As I said, the new one you provided was much faster!

RTT

  • Administrator
  • *****
  • Posts: 918
Re: Rasterizing PDFs?
« Reply #13 on: October 26, 2017, 01:33:26 AM »
It never finished.. I need a DPI of about 300 for production printing.. is that just too high for this tool?
Just tested and both scripts worked just fine with 300 DPI. You just need to edit the first line of the script to var RenderDPIs = 300;

As I said, the new one you provided was much faster!
If the first didn't finished, how can you know that? Something is failing in the first script call to the extract images tool, and the script is just waiting for the page rasterization image file to be created, something that is not happening. That's why I asked if you are able to manually use the extract image tool to rasterize the page to an external .png image file.

Anyway, if the second script is working, you have your problem covered. Or isn't producing what you need?

nightslayer23

  • Newbie
  • *
  • Posts: 98
Re: Rasterizing PDFs?
« Reply #14 on: October 26, 2017, 02:06:22 AM »
If the first didn't finished, how can you know that? Something is failing in the first script call to the extract images tool, and the script is just waiting for the page rasterization image file to be created, something that is not happening. That's why I asked if you are able to manually use the extract image tool to rasterize the page to an external .png image file.
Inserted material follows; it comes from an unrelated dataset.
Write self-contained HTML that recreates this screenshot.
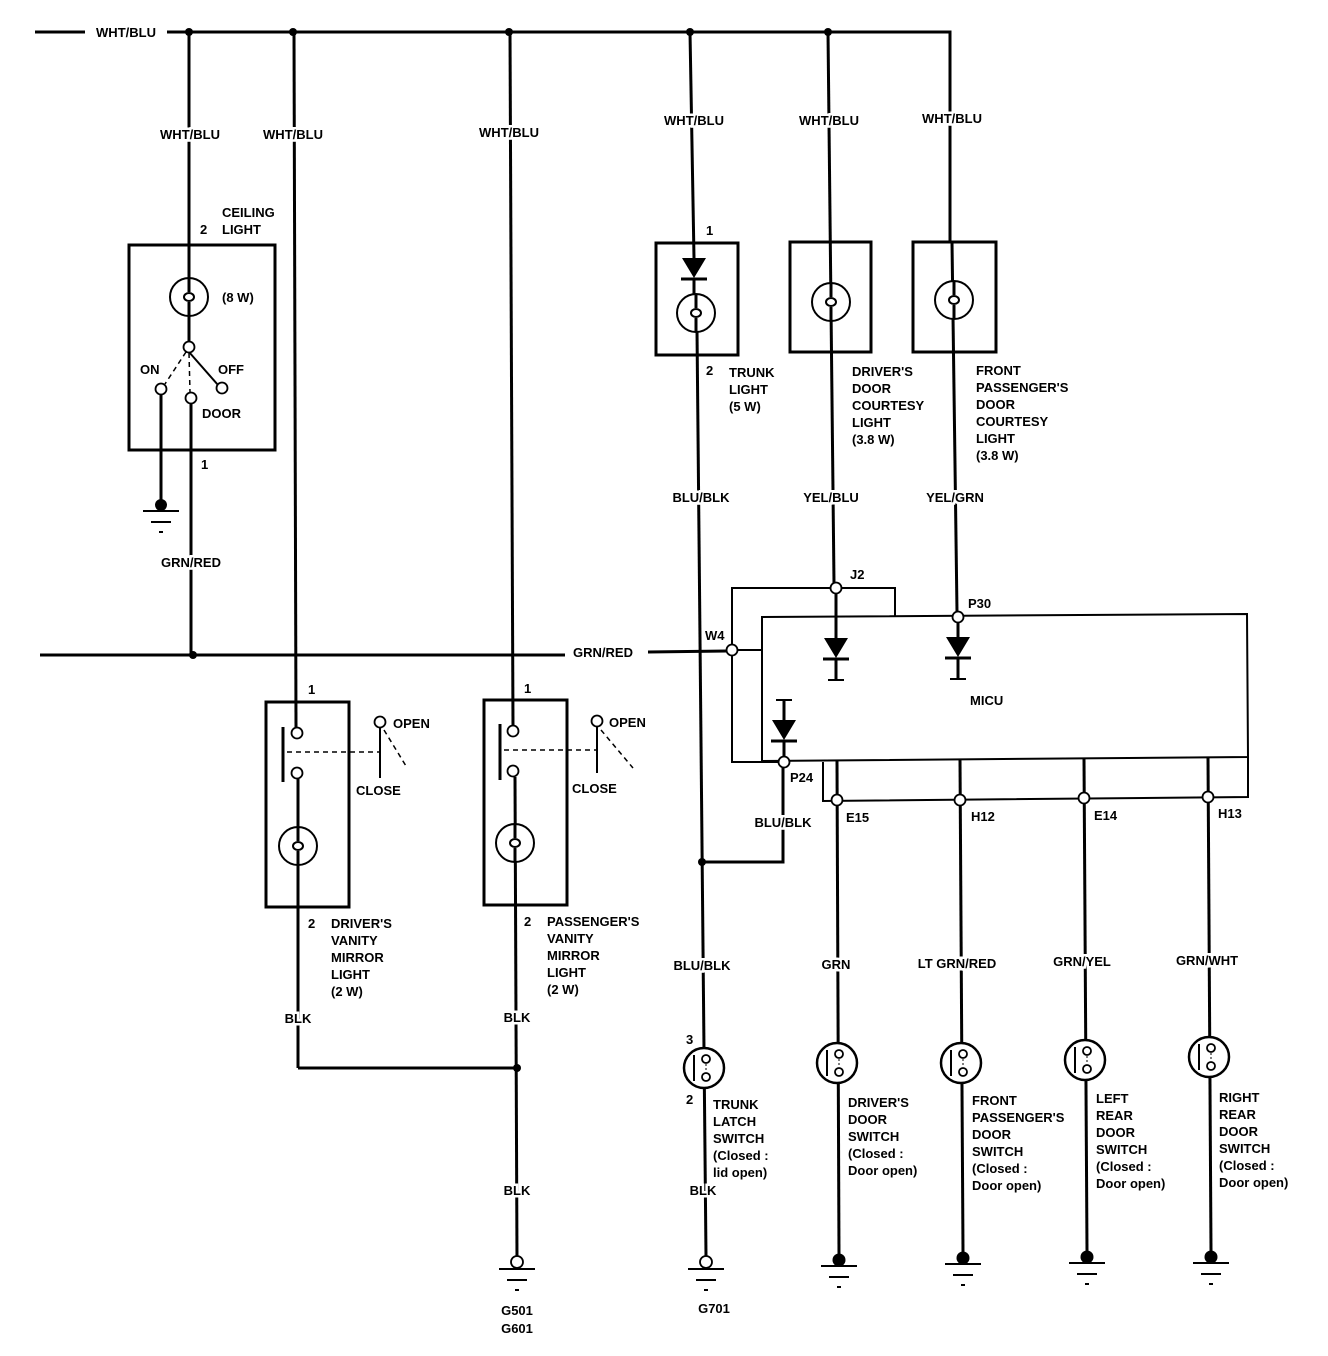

Anyway, if the second script is working, you have your problem covered. Or isn't producing what you need?

sorry mate, yeah when I manually use the extract image tool it takes forever and doesn't output. it did for one file, which was just a simple A4 with an image on it, but anything more complicated and it doesn't seem to be doing much.

how long did it take for you using the first script? just because you said the second script would be slower it made me think something was wrong on my version if option 2 was (slow) but still much faster to get a result. was hoping that if there was indeed something wrong with my version, it might get fixed then it would be a much faster process.